On 11-04-24 10:36 AM, Akhthar Parvez K wrote:
Well, what I actually meant was not diverting it baselessly. One could actually start with
"I don't think I actually know what you asked, but
if<now_divert_to_something_relevant_you_know>". It's just to let the interviewer
know that you know about something related eventhough you don't know the answer for the exact
question. It's anything but an attempt to fool.:-) After all, what the interviewer wants to
know is if the interviewee is knowledgable enough and it's not always necessary to have that
happened by an answer he expected.
I still think I have to disagree. Sometimes interviewers ask purposely
obscure questions not to see if you know the answer but to see what
you'd do if you came across a problem you couldn't immediately solve
when on the job. The best response is to state you don't know and then
tell what you'd do:
1. Inform your immediate supervisor about the problem.
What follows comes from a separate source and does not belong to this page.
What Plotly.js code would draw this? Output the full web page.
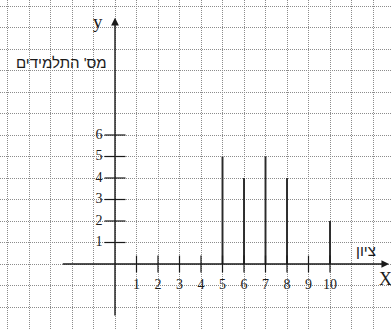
<!DOCTYPE html>
<html>
<head>
<meta charset="utf-8">
<script src="https://cdn.plot.ly/plotly-3.0.1.min.js"></script>
<style>html,body{margin:0;padding:0;background:#fff;}#chart{width:391px;height:329px;}</style>
</head>
<body>
<div id="chart"></div>
<script>
const grades = [1, 2, 3, 4, 5, 6, 7, 8, 9, 10];
const students = [0, 0, 0, 0, 5, 4, 5, 4, 0, 2];
const yTickValues = [1, 2, 3, 4, 5, 6];
const xTitle = "ציון";
const yTitle = "מס' התלמידים";

const serif = "Liberation Serif, DejaVu Serif, serif";
const ink = "#1a1a1a";

const traces = [
  {
    type: "bar", x: grades, y: students, width: 0.09,
    marker: {color: "#2a2a2a", line: {width: 0}},
    hoverinfo: "skip", showlegend: false
  },
  {
    type: "scatter", mode: "markers", x: grades, y: grades.map(() => 0),
    marker: {symbol: "line-ns-open", size: 12, color: ink, line: {width: 1.2, color: ink}},
    hoverinfo: "skip", showlegend: false
  },
  {
    type: "scatter", mode: "markers", x: yTickValues.map(() => 0), y: yTickValues,
    marker: {symbol: "line-ew-open", size: 15, color: ink, line: {width: 1.2, color: ink}},
    hoverinfo: "skip", showlegend: false
  },
  {
    type: "scatter", mode: "text", x: grades, y: grades.map(() => -0.98),
    text: grades.map(String), textposition: "middle center",
    textfont: {family: serif, size: 14, color: ink},
    hoverinfo: "skip", showlegend: false
  },
  {
    type: "scatter", mode: "text", x: yTickValues.map(() => -0.74), y: yTickValues,
    text: yTickValues.map(String), textposition: "middle center",
    textfont: {family: serif, size: 14, color: ink},
    hoverinfo: "skip", showlegend: false
  }
];

const axisCommon = {
  showticklabels: false, ticks: "", zeroline: false, showline: false,
  showgrid: true, gridcolor: "#8c8c8c", griddash: "1px,1px", gridwidth: 1,
  dtick: 1, tick0: 0, fixedrange: true
};

const layout = {
  width: 391, height: 329,
  margin: {l: 0, r: 0, t: 0, b: 0},
  paper_bgcolor: "#fff", plot_bgcolor: "#fff",
  showlegend: false,
  xaxis: Object.assign({range: [-5.349, 12.837]}, axisCommon),
  yaxis: Object.assign({range: [-3.023, 12.279]}, axisCommon),
  annotations: [
    {x: 12.75, y: 0, ax: -2.5, ay: 0, xref: "x", yref: "y", axref: "x", ayref: "y",
     showarrow: true, arrowhead: 2, arrowsize: 1.1, arrowwidth: 1.4, arrowcolor: ink, text: ""},
    {x: 0, y: 11.45, ax: 0, ay: -2.47, xref: "x", yref: "y", axref: "x", ayref: "y",
     showarrow: true, arrowhead: 2, arrowsize: 1.1, arrowwidth: 1.4, arrowcolor: ink, text: ""},
    {x: -0.79, y: 11.26, xref: "x", yref: "y", text: "y", showarrow: false,
     font: {family: serif, size: 19, color: ink}},
    {x: 12.56, y: -0.7, xref: "x", yref: "y", text: "X", showarrow: false,
     font: {family: serif, size: 18, color: ink}},
    {x: 11.67, y: 0.65, xref: "x", yref: "y", text: xTitle, showarrow: false,
     font: {family: "Liberation Sans, Arial, sans-serif", size: 15, color: ink}},
    {x: -2.47, y: 9.35, xref: "x", yref: "y", text: yTitle, showarrow: false,
     font: {family: "Liberation Sans, Arial, sans-serif", size: 15, color: ink}}
  ]
};

Plotly.newPlot("chart", traces, layout, {staticPlot: true, displayModeBar: false});
</script>
</body>
</html>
2. Start searching the company's code base and asking the old hands
about it.
3. Search the web.
4. Ask the perlmonks <http://perlmonks.org/>
5. (Anything you can think of.)
--
Just my 0.00000002 million dollars worth,
Shawn
Confusion is the first step of understanding.
Programming is as much about organization and communication
as it is about coding.
The secret to great software: Fail early & often.
Eliminate software piracy: use only FLOSS.